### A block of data
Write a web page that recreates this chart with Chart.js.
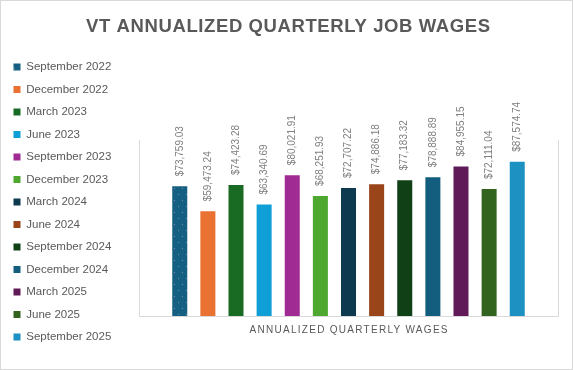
<!DOCTYPE html>
<html>
<head>
<meta charset="utf-8">
<script src="https://cdn.jsdelivr.net/npm/chart.js@4.4.1/dist/chart.umd.min.js"></script>
<style>
  html, body { margin: 0; padding: 0; background: #ffffff; }
  #wrap { width: 573px; height: 370px; position: relative; }
</style>
</head>
<body>
<div id="wrap"><canvas id="c" width="573" height="370"></canvas></div>
<script>
// ---- data ----
const chartTitle = 'VT ANNUALIZED QUARTERLY JOB WAGES';
const categories = ['Annualized Quarterly Wages'];
const quarters = ['September 2022', 'December 2022', 'March 2023', 'June 2023',
  'September 2023', 'December 2023', 'March 2024', 'June 2024',
  'September 2024', 'December 2024', 'March 2025', 'June 2025', 'September 2025'];
const wages = [73759.03, 59473.24, 74423.28, 63340.69, 80021.91, 68251.93,
  72707.22, 74886.18, 77183.32, 78888.89, 84955.15, 72111.04, 87574.74];
const barColors = ['#156082', '#E97132', '#196B24', '#0F9ED5', '#A02B93', '#4EA72E',
  '#0D3A4F', '#9A4419', '#0F4016', '#135D7E', '#601A58', '#32631F', '#1C91C2'];
const yMax = 100000;

// sparse dotted pattern for the first bar
function dotPattern(base) {
  const t = document.createElement('canvas');
  t.width = 8; t.height = 12;
  const g = t.getContext('2d');
  g.fillStyle = base; g.fillRect(0, 0, 8, 12);
  g.fillStyle = 'rgba(140,150,160,0.8)';
  g.fillRect(2, 2, 1, 1);
  g.fillRect(6, 8, 1, 1);
  return g.createPattern(t, 'repeat');
}

const fmt = new Intl.NumberFormat('en-US', { minimumFractionDigits: 2, maximumFractionDigits: 2 });

const datasets = quarters.map((q, i) => ({
  label: q,
  data: [wages[i]],
  backgroundColor: i === 0 ? dotPattern(barColors[i]) : barColors[i],
  borderWidth: 0,
  categoryPercentage: 0.8726,
  barPercentage: 0.534
}));

function spacedText(ctx, text, cx, y, targetW) {
  const supports = 'letterSpacing' in ctx;
  if (supports) ctx.letterSpacing = '0px';
  const w0 = ctx.measureText(text).width;
  const sp = Math.max(0, (targetW - w0) / (text.length - 1));
  if (supports) {
    ctx.letterSpacing = sp + 'px';
    ctx.textAlign = 'left';
    ctx.fillText(text, cx - targetW / 2, y);
    ctx.letterSpacing = '0px';
  } else {
    let x = cx - targetW / 2;
    ctx.textAlign = 'left';
    for (const ch of text) {
      ctx.fillText(ch, x, y);
      x += ctx.measureText(ch).width + sp;
    }
  }
}

const decor = {
  id: 'decor',
  afterDraw(chart) {
    const ctx = chart.ctx;
    const a = chart.chartArea;
    ctx.save();
    // outer border
    ctx.strokeStyle = '#d9d9d9';
    ctx.lineWidth = 1;
    ctx.strokeRect(0.5, 0.5, 572, 369);
    // plot area border (left, bottom, right)
    ctx.beginPath();
    ctx.moveTo(Math.round(a.left) + 0.5, a.top);
    ctx.lineTo(Math.round(a.left) + 0.5, Math.round(a.bottom) + 0.5);
    ctx.lineTo(Math.round(a.right) + 0.5, Math.round(a.bottom) + 0.5);
    ctx.lineTo(Math.round(a.right) + 0.5, a.top);
    ctx.stroke();

    // title
    ctx.fillStyle = '#595959';
    ctx.font = 'bold 18.5px "Liberation Sans", Arial, sans-serif';
    ctx.textBaseline = 'alphabetic';
    spacedText(ctx, chartTitle, 288, 32, 404);

    // category axis title
    ctx.font = '10px "Liberation Sans", Arial, sans-serif';
    spacedText(ctx, categories[0].toUpperCase(), (a.left + a.right) / 2, 333, 198);

    // data labels
    ctx.fillStyle = '#7f7f7f';
    ctx.font = '10px "Liberation Sans", Arial, sans-serif';
    chart.data.datasets.forEach((ds, i) => {
      const meta = chart.getDatasetMeta(i);
      const el = meta.data[0];
      if (!el) return;
      ctx.save();
      ctx.translate(el.x, el.y - 10);
      ctx.rotate(-Math.PI / 2);
      ctx.textAlign = 'left';
      ctx.textBaseline = 'middle';
      ctx.fillText('$' + fmt.format(ds.data[0]), 0, 0);
      ctx.restore();
    });
    ctx.restore();
  }
};

new Chart(document.getElementById('c'), {
  type: 'bar',
  data: { labels: categories, datasets },
  options: {
    responsive: false,
    animation: false,
    events: [],
    layout: { padding: { top: 45, bottom: 11, left: 2.5, right: 15 } },
    plugins: {
      title: { display: false },
      tooltip: { enabled: false },
      legend: {
        position: 'left',
        align: 'center',
        labels: {
          color: '#595959',
          font: { family: '"Liberation Sans", Arial, sans-serif', size: 11.5 },
          boxWidth: 7,
          boxHeight: 7,
          padding: 11
        }
      }
    },
    scales: {
      x: {
        display: true,
        grid: { display: false, drawTicks: false },
        border: { display: false },
        ticks: { display: false },
        afterFit(s) { s.height = 43; }
      },
      x2: {
        type: 'category',
        position: 'top',
        display: true,
        grid: { display: false, drawTicks: false },
        border: { display: false },
        ticks: { display: false },
        afterFit(s) { s.height = 95; }
      },
      y: {
        display: true,
        min: 0,
        max: yMax,
        grid: { display: false, drawTicks: false },
        border: { display: false },
        ticks: { display: false },
        afterFit(s) { s.width = 139 - 2.5 - s.chart.legend.width; }
      }
    }
  },
  plugins: [decor]
});
</script>
</body>
</html>
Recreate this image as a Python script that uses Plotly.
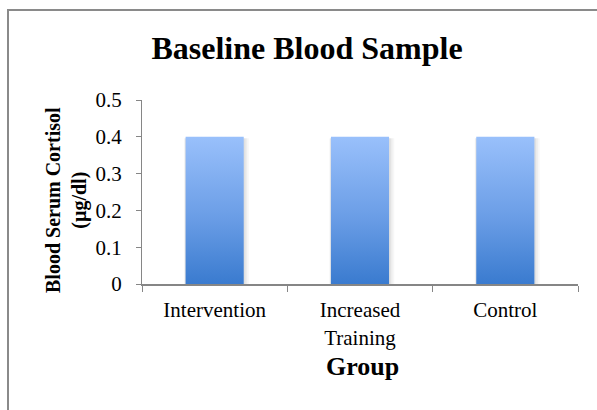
import plotly.graph_objects as go

# Chart data
groups = ["Intervention", "Increased<br>Training", "Control"]
cortisol = [0.4, 0.4, 0.4]
y_ticks = [0, 0.1, 0.2, 0.3, 0.4, 0.5]
y_tick_text = ["0", "0.1", "0.2", "0.3", "0.4", "0.5"]

BAR_WIDTH = 0.4
SERIF = "Liberation Serif, Times New Roman, serif"
AXIS_GREY = "#868686"

fig = go.Figure()

# each bar is a filled rectangle built from its category index and value,
# so that it can carry a vertical colour gradient
for i, v in enumerate(cortisol):
    x0, x1 = i - BAR_WIDTH / 2, i + BAR_WIDTH / 2
    # soft drop shadow
    for k, a in enumerate([0.05, 0.04, 0.03]):
        d = 0.012 * (k + 1)
        fig.add_trace(go.Scatter(
            x=[x0 - d * 0.3, x1 + d, x1 + d, x0 - d * 0.3, x0 - d * 0.3],
            y=[-0.012 * (k + 1), -0.012 * (k + 1), v - 0.004, v - 0.004, -0.012 * (k + 1)],
            mode="lines", line=dict(width=0), fill="toself",
            fillcolor=f"rgba(0,0,0,{a})", hoverinfo="skip", showlegend=False,
        ))
    fig.add_trace(go.Scatter(
        x=[x0, x1, x1, x0, x0],
        y=[0, 0, v, v, 0],
        mode="lines",
        line=dict(width=0),
        fill="toself",
        fillgradient=dict(
            type="vertical",
            colorscale=[[0, "#3A7BCF"], [0.45, "#6A9DE6"], [1, "#99C0FB"]],
        ),
        name=groups[i].replace("<br>", " "),
        hovertemplate="%{fullData.name}: " + str(v) + "<extra></extra>",
        showlegend=False,
    ))

fig.update_layout(
    width=597,
    height=410,
    margin=dict(l=142, r=19, t=100, b=126),
    paper_bgcolor="white",
    plot_bgcolor="white",
    font=dict(family=SERIF, color="black"),
    title=dict(
        text="<b>Baseline Blood Sample</b>",
        font=dict(family=SERIF, size=32, color="black"),
        x=307 / 597, xanchor="center",
        y=1 - 48 / 410, yanchor="middle", yref="container",
    ),
    xaxis=dict(
        range=[-0.5, 2.5],
        tickvals=list(range(len(groups))),
        ticktext=groups,
        ticks="",
        ticklabelstandoff=6,
        tickfont=dict(family=SERIF, size=21, color="black"),
        showline=True, linecolor=AXIS_GREY, linewidth=2,
        showgrid=False, zeroline=False,
        minor=dict(tickvals=[-0.5, 0.5, 1.5, 2.5], ticks="outside",
                   ticklen=6, tickcolor=AXIS_GREY, tickwidth=1),
        fixedrange=True,
    ),
    yaxis=dict(
        range=[0, 0.5],
        tickvals=y_ticks,
        ticktext=y_tick_text,
        ticks="outside", ticklen=5, tickcolor=AXIS_GREY, tickwidth=1,
        ticklabelstandoff=10,
        tickfont=dict(family=SERIF, size=21, color="black"),
        showline=True, linecolor=AXIS_GREY, linewidth=1,
        showgrid=False, zeroline=False,
        fixedrange=True,
    ),
    annotations=[
        dict(
            text="<b>Blood Serum Cortisol<br>(µg/dl)</b>",
            textangle=-90,
            xref="paper", yref="paper",
            x=(66 - 142) / 436, y=(284 - 200) / 184,
            xanchor="center", yanchor="middle",
            showarrow=False,
            font=dict(family=SERIF, size=20, color="black"),
        ),
        dict(
            text="<b>Group</b>",
            xref="paper", yref="paper",
            x=(362.5 - 142) / 436, y=(284 - 366) / 184,
            xanchor="center", yanchor="middle",
            showarrow=False,
            font=dict(family=SERIF, size=26, color="black"),
        ),
    ],
    shapes=[
        # chart-area border
        dict(type="rect", xref="paper", yref="paper",
             x0=(8 - 142) / 436, x1=(620 - 142) / 436,
             y0=(284 - 430) / 184, y1=(284 - 10) / 184,
             line=dict(color="#8a8a8a", width=2), fillcolor="rgba(0,0,0,0)",
             layer="below"),
    ],
)

fig.write_html("out.html")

### OBJECTIVE
In the records above, locate every line with the string "that" and copy it.

### THE COMPLETED TASK
Write a web page that recreates this chart with Chart.js.
Recreate this image as a Python script that uses Plotly.
# so that it can carry a vertical colour gradient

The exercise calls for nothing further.